Briefly, Walzer’s position is that 1940 was an extremity of the kind he has in mind. Britain was faced with the ultimate evil and the moral limits to be observed in all situations not extreme fell away. But the extreme situation passed and what had in 1940 been justifiable ceased to be so. The bombing of Hiroshima and Nagasaki is more plainly indefensible. Walzer writes:
[people] have a right not to be forced to continue fighting beyond the point when the war might justly be concluded. Beyond that point, there can be no supreme emergencies, no arguments about military necessity, no cost-accounting in human lives. To press the war further than that is to re-commit the crime of aggression. In the summer of 1945, the victorious Americans owed the Japanese people an experiment in negotiation. To use the atomic bomb, to kill and terrorize civilians, without even attempting such an experiment, was a double crime.
Outside the limits of the rare and exceptional extreme situation (e.g., Britain in 1940) we are to respect those human rights that war is designed to protect, and “we are not to calculate consequences, or figure relative risks, or compute probable casualties, but simply to stop short and turn aside.”
We may look back upon those situations in which “the utilitarianism of extremity” was invoked and wonder how we should now judge the situation. Walzer does this in connection with what he calls “the dishonoring of Arthur Harris.” Harris directed the strategic bombing of Germany from February 1942 to the end of the war. He believed profoundly in the necessity of terror bombing and fought hard against all attempts to divert bombers from this to other and more defensible tasks. Of course, such responsibility must rest upon the government and above all on Churchill, though that Harris acted in obedience to the orders of his superiors does not, as the precedents show, free him of blame. But alone among the more important British commanders Harris was not given a peerage and the names of bomber crews who were killed, a vast company, are not recorded alongside the names of the men of Fighter Command in Westminster Abbey. Walzer says of such men that it may be that “they had acted well and done what their office required [but that they] must nonetheless bear a burden of responsibility and guilt. They have killed unjustly…for the sake of justice itself, but justice itself requires that unjust killing be condemned.”
It will be noticed that Walzer both condemns and justifies Harris and his fellows and seems thus to be involved in a paralogism like that we saw to be involved in the maxim: My country, right or wrong!
He is later uneasy about this and reaches out for a support that is in fact a confession that in the situation of extremity (e.g., Britain alone, faced with the menace of the German armies, her very existence as a free people in doubt) moral principles that are available in all other situations just won’t do the job we ask of them.
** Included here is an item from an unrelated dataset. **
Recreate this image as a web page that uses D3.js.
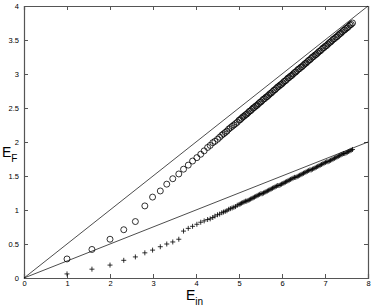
<!DOCTYPE html>
<html>
<head>
<meta charset="utf-8">
<script src="https://cdn.jsdelivr.net/npm/d3@7"></script>
<style>
  body { margin: 0; background: #fff; }
  svg { display: block; font-family: "Liberation Sans", Arial, sans-serif; }
</style>
</head>
<body>
<div id="chart"></div>
<script>
// incident energy, shared by both series
var xs = [1.00, 1.58, 2.00, 2.32, 2.59, 2.81, 2.99, 3.17, 3.32, 3.46, 3.60, 3.71, 3.82, 3.92, 4.02, 4.11, 4.19, 4.27,
  4.33, 4.39, 4.44, 4.50, 4.55, 4.60,
  4.64, 4.68, 4.72, 4.76, 4.80, 4.84, 4.88, 4.92, 4.96, 5.00,
  5.03, 5.06, 5.09, 5.12, 5.15, 5.18, 5.21, 5.24, 5.27, 5.30, 5.33, 5.36, 5.39, 5.42, 5.45, 5.48, 5.51, 5.54, 5.57, 5.60,
  5.63, 5.66, 5.69, 5.72, 5.75, 5.78, 5.81, 5.84, 5.87, 5.90, 5.93, 5.96, 5.99, 6.02, 6.05, 6.08, 6.11, 6.14, 6.17, 6.20,
  6.23, 6.26, 6.29, 6.32, 6.35, 6.38, 6.41, 6.44, 6.47, 6.50, 6.53, 6.56, 6.59, 6.62, 6.65, 6.68, 6.71, 6.74, 6.77, 6.80,
  6.83, 6.86, 6.89, 6.92, 6.95, 6.98, 7.01, 7.04, 7.07, 7.10, 7.13, 7.16, 7.19, 7.22, 7.25, 7.28, 7.31, 7.34, 7.37, 7.40,
  7.43, 7.46, 7.49, 7.52, 7.55, 7.58, 7.61, 7.64];

// circles (upper series)
var circleY = [0.28, 0.42, 0.57, 0.71, 0.83, 1.06, 1.19, 1.28, 1.38, 1.46, 1.53, 1.60, 1.66, 1.72, 1.77, 1.82, 1.87, 1.92,
  1.95, 1.99, 2.01, 2.04, 2.07, 2.10,
  2.12, 2.14, 2.16, 2.19, 2.21, 2.23, 2.25, 2.27, 2.29, 2.32,
  2.33, 2.35, 2.37, 2.38, 2.40, 2.41, 2.43, 2.45, 2.46, 2.48, 2.50, 2.51, 2.53, 2.54, 2.56, 2.58, 2.59, 2.61, 2.63, 2.64,
  2.66, 2.67, 2.69, 2.71, 2.72, 2.74, 2.76, 2.77, 2.79, 2.81, 2.82, 2.84, 2.85, 2.87, 2.89, 2.90, 2.92, 2.94, 2.95, 2.97,
  2.98, 3.00, 3.02, 3.03, 3.05, 3.07, 3.08, 3.10, 3.11, 3.13, 3.15, 3.16, 3.18, 3.20, 3.21, 3.23, 3.25, 3.26, 3.28, 3.29,
  3.31, 3.33, 3.34, 3.36, 3.38, 3.39, 3.41, 3.42, 3.44, 3.46, 3.47, 3.49, 3.51, 3.52, 3.54, 3.55, 3.57, 3.59, 3.60, 3.62,
  3.64, 3.65, 3.67, 3.68, 3.70, 3.72, 3.73, 3.75];

// pluses (lower series)
var plusY = [0.06, 0.13, 0.19, 0.26, 0.31, 0.37, 0.41, 0.46, 0.50, 0.53, 0.57, 0.69, 0.73, 0.76, 0.79, 0.82, 0.84, 0.86,
  0.87, 0.89, 0.91, 0.93, 0.94, 0.96,
  0.97, 0.98, 0.99, 1.01, 1.02, 1.03, 1.04, 1.05, 1.07, 1.08,
  1.09, 1.10, 1.11, 1.12, 1.13, 1.13, 1.14, 1.15, 1.16, 1.17, 1.18, 1.19, 1.20, 1.21, 1.22, 1.23, 1.24, 1.24, 1.25, 1.26,
  1.27, 1.28, 1.29, 1.30, 1.31, 1.32, 1.33, 1.34, 1.35, 1.36, 1.36, 1.37, 1.38, 1.39, 1.40, 1.41, 1.42, 1.43, 1.44, 1.45,
  1.46, 1.47, 1.48, 1.48, 1.49, 1.50, 1.51, 1.52, 1.53, 1.54, 1.55, 1.56, 1.57, 1.58, 1.59, 1.59, 1.60, 1.61, 1.62, 1.63,
  1.64, 1.65, 1.66, 1.67, 1.68, 1.69, 1.70, 1.71, 1.71, 1.72, 1.73, 1.74, 1.75, 1.76, 1.77, 1.78, 1.79, 1.80, 1.81, 1.82,
  1.83, 1.83, 1.84, 1.85, 1.86, 1.87, 1.88, 1.89];

// reference lines E_F = slope * E_in
var slopes = [0.5, 0.25];

var xTicks = [0, 1, 2, 3, 4, 5, 6, 7, 8];
var yTicks = [0, 0.5, 1, 1.5, 2, 2.5, 3, 3.5, 4];

var margin = {top: 6, right: 6, bottom: 29, left: 24},
    width = 374 - margin.left - margin.right,
    height = 307 - margin.top - margin.bottom;

var svg = d3.select("#chart")
  .append("svg")
    .attr("width", 374)
    .attr("height", 307)
  .append("g")
    .attr("transform", "translate(" + margin.left + "," + margin.top + ")");

var x = d3.scaleLinear().domain([0, 8]).range([0, width]);
var y = d3.scaleLinear().domain([0, 4]).range([height, 0]);

var fmt = function(d) { return d3.format("~g")(d); };

// axes: ticks point inward on all four sides
var gx = svg.append("g")
  .attr("transform", "translate(0," + height + ")")
  .call(d3.axisBottom(x).tickValues(xTicks).tickFormat(fmt).tickSize(-4).tickPadding(3));
var gy = svg.append("g")
  .call(d3.axisLeft(y).tickValues(yTicks).tickFormat(fmt).tickSize(-4).tickPadding(5));
var gt = svg.append("g")
  .call(d3.axisTop(x).tickValues(xTicks).tickFormat("").tickSize(-4));
var gr = svg.append("g")
  .attr("transform", "translate(" + width + ",0)")
  .call(d3.axisRight(y).tickValues(yTicks).tickFormat("").tickSize(-4));

[gx, gy, gt, gr].forEach(function(g) {
  g.selectAll(".domain").attr("stroke", "#555").attr("stroke-width", 1.2);
  g.selectAll(".tick line").attr("stroke", "#555");
  g.selectAll("text").attr("font-size", 7.5).attr("fill", "#000")
    .attr("font-family", "Liberation Sans, Arial, sans-serif");
});

// reference lines
svg.selectAll(".ref")
  .data(slopes)
  .enter()
  .append("line")
    .attr("x1", x(0))
    .attr("y1", y(0))
    .attr("x2", x(8))
    .attr("y2", function(d) { return y(8 * d); })
    .attr("stroke", "#000")
    .attr("stroke-width", 0.7);

// circle markers
svg.selectAll(".circ")
  .data(xs)
  .enter()
  .append("circle")
    .attr("cx", function(d) { return x(d); })
    .attr("cy", function(d, i) { return y(circleY[i]); })
    .attr("r", 3)
    .attr("fill", "none")
    .attr("stroke", "#000")
    .attr("stroke-width", 0.8);

// plus markers
svg.selectAll(".plus")
  .data(xs)
  .enter()
  .append("path")
    .attr("transform", function(d, i) { return "translate(" + x(d) + "," + y(plusY[i]) + ")"; })
    .attr("d", "M-2.5,0H2.5M0,-2.5V2.5")
    .attr("stroke", "#000")
    .attr("stroke-width", 0.8);

// axis labels
var xl = svg.append("text")
  .attr("x", 162)
  .attr("y", height + 22)
  .attr("font-size", 14);
xl.append("tspan").text("E");
xl.append("tspan").attr("font-size", 10).attr("dy", 5).text("in");

var yl = svg.append("text")
  .attr("x", -22)
  .attr("y", 151)
  .attr("font-size", 14);
yl.append("tspan").text("E");
yl.append("tspan").attr("font-size", 10).attr("dy", 5).text("F");
</script>
</body>
</html>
He takes from Professor Thomas Nagel the idea that there are situations within which there is a tragic conflict of absolutist with utilitarian moral principles, situations within which “we know that there are some outcomes that must be avoided at all costs, and we know that there are some costs that can never rightly be paid.” In Nagel’s words, “the world can present us with situations in which there is no honorable or moral course for a man to take, no course free of guilt and responsibility for evil.” Walzer then says that he has “tried to avoid the stark indeterminacy of that description by suggesting that political leaders can hardly help but choose the utilitarian side of the dilemma. That is what they are there for. They must opt for collective survival and override those rights that have suddenly loomed as obstacles to survival.” But, he continues,
I don’t want to say…that they are free of guilt when they do that. Were there no guilt involved, the decisions they make would be less agonizing than they are. And they can only prove their honor by accepting responsibility for those decisions and by living out the agony. A moral theory that made their life easier, or that concealed their dilemma from the rest of us, might achieve greater coherence, but it would miss or it would repress the reality of war.
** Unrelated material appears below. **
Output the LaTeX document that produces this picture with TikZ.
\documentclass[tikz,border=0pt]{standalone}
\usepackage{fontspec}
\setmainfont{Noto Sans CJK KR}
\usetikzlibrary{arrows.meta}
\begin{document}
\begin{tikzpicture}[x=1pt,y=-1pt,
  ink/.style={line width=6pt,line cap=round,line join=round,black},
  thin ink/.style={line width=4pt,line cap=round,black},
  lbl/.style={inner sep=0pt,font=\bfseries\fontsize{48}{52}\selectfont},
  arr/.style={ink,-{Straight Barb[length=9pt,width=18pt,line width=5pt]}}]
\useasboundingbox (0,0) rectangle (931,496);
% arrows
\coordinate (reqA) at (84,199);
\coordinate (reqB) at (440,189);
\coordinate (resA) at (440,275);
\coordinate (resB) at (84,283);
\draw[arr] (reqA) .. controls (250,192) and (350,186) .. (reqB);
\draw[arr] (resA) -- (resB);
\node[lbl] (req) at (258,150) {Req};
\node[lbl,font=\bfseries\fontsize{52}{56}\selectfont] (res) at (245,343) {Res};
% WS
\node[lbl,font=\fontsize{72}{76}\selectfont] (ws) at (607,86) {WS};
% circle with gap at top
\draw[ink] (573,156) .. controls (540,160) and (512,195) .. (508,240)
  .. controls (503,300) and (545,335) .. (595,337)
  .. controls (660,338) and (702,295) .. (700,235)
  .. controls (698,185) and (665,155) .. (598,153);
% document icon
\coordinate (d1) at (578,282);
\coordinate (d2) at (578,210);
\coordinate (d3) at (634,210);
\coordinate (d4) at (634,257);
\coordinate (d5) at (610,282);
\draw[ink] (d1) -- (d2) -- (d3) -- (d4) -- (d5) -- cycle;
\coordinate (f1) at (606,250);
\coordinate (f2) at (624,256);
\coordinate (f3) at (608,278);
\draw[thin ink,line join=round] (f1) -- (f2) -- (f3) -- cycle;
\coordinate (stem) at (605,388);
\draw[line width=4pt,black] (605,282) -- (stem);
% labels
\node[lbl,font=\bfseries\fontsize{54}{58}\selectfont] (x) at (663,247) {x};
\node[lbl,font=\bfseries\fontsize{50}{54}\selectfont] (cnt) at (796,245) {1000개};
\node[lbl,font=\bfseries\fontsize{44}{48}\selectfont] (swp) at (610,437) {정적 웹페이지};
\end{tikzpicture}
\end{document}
Surely this won’t do. It is a rhetorical solution to a logical problem; the talk about agonizing decisions has been too cheapened of late to be serviceable in such a context. The thought that rulers may properly opt for the utilitarian side of the dilemma because “that is what they are there for” is obscure to me; in just that sense what they are there for is to drop nuclear bombs or defoliate the forests of Vietnam.
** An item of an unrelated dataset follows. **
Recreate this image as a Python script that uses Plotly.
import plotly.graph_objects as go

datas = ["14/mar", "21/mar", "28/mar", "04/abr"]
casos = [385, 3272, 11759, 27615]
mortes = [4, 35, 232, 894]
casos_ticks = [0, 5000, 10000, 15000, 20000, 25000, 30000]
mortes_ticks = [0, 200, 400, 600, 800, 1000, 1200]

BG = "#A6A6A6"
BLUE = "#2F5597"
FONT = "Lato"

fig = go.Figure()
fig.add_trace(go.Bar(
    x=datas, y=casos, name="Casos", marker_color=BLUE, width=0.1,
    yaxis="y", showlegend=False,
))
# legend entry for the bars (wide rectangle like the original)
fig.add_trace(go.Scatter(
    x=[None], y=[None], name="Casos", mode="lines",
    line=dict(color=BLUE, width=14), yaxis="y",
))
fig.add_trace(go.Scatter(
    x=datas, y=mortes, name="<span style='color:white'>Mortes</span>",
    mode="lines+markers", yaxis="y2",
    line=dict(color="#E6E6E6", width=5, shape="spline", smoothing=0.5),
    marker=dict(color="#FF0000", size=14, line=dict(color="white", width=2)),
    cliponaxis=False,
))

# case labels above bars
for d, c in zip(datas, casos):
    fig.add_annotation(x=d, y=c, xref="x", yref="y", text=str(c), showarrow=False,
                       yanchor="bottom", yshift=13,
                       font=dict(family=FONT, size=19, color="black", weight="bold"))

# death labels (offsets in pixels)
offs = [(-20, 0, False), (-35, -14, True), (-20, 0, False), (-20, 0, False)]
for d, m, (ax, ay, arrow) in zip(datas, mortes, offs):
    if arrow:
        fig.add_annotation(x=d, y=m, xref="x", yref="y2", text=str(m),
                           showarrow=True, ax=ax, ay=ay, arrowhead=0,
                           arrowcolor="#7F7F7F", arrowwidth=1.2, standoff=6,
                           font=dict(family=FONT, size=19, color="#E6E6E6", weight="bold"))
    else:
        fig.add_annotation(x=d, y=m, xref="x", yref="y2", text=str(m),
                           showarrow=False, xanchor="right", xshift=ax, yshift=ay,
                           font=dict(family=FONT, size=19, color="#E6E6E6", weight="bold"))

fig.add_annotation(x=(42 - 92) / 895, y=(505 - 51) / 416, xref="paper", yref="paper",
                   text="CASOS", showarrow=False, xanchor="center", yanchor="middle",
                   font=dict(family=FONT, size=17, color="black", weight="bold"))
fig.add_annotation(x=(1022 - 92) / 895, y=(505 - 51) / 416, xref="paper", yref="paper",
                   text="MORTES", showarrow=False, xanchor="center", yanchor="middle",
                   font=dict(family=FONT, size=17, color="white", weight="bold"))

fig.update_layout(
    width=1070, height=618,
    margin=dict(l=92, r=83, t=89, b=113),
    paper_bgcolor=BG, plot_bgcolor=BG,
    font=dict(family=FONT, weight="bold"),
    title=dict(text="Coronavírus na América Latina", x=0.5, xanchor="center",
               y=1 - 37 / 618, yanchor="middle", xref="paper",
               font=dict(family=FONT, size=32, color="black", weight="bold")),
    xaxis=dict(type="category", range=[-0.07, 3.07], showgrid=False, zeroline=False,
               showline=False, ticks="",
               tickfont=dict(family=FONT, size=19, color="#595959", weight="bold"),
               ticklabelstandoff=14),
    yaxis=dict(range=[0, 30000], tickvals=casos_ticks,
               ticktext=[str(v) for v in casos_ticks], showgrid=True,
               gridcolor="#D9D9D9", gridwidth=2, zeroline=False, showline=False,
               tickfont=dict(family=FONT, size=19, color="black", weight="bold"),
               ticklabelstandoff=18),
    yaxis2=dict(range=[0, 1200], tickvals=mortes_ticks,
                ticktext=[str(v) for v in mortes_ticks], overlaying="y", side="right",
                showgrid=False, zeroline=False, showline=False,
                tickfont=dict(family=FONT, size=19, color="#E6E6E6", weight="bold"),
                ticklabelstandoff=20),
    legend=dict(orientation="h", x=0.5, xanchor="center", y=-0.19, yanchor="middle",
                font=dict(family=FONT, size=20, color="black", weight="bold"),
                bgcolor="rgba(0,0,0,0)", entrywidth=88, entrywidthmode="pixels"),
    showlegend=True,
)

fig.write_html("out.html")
Earlier in his book Walzer argues against the style of argument he here uses, showing with great force the weakness of all those commentators on American policy who attack “moralizing” and commend “realism” and modest aspirations. Such commentators were influenced by the late Reinhold Niebuhr, who was a great practitioner of the kind of rhetoric Walzer here falls into. But I discern behind such arguments a greater ghost than that of Niebuhr: that of Max Weber. For Weber the essence of political leadership in dark times is a willingness on the part of the leader to imperil his salvation for the sake of the collectivity: “it is with reference to such situations that Machiavelli in a beautiful passage…of the History of Florence has one of his heroes praise those citizens who deemed the greatness of their native city higher than the salvation of their souls.”2 Antinomians in a good cause, Promethean figures bearing the wrath of the outraged gods for the sake of humanity, Byronic heroes, almost, savoring their tragic destinies: such, I fear, are our patterns of imitation if we invoke, in the hard cases, the utilitarianism of extremity. But this would be (keeping to the case of the war with the Nazis) to present Hitler with a posthumous victory. The hubristic picture of leaders who at nodal points in world history transcend the moral constraints of ordinary men and sin greatly for the sake of the collective—this is the romanticism, full of bad pathos, theatrical, self-pitying, out of which National Socialism came.
My interest in those matters on which Walzer writes in such a way as to provoke further discussion may have concealed the fact that I find Just and Unjust Wars a magnificent book, an honor to its writer and to the milieu out of which it comes, a book that makes for a return of civilized discussion of the question of the morality of warfare. It is a plea that we should look at history, rehearse and examine the moral principles on which there seems to be a consensus as reflected in traditional practice and in the corpus of international law, and not be afraid of inferences. He says of those who argue for terrorism as the only weapon that can liberate the oppressed that they “have lost their grip on the historical past; they suffer from a malign forgetfulness, erasing all moral distinctions along with the men and women who painfully worked them out.” His book is a powerful remedy for the malign forgetfulness from which we suffer. What he writes on the moral problems of guerrilla warfare and on the balance of nuclear terror, to mention two questions I have not had the space to discuss, requires the thoughtful attention of all those (and this means all of us) who have special responsibilities in this field. Of course, if soldiers, politicians, and public officials were to read and note what he has to say, this would be the best response Walzer could hope for.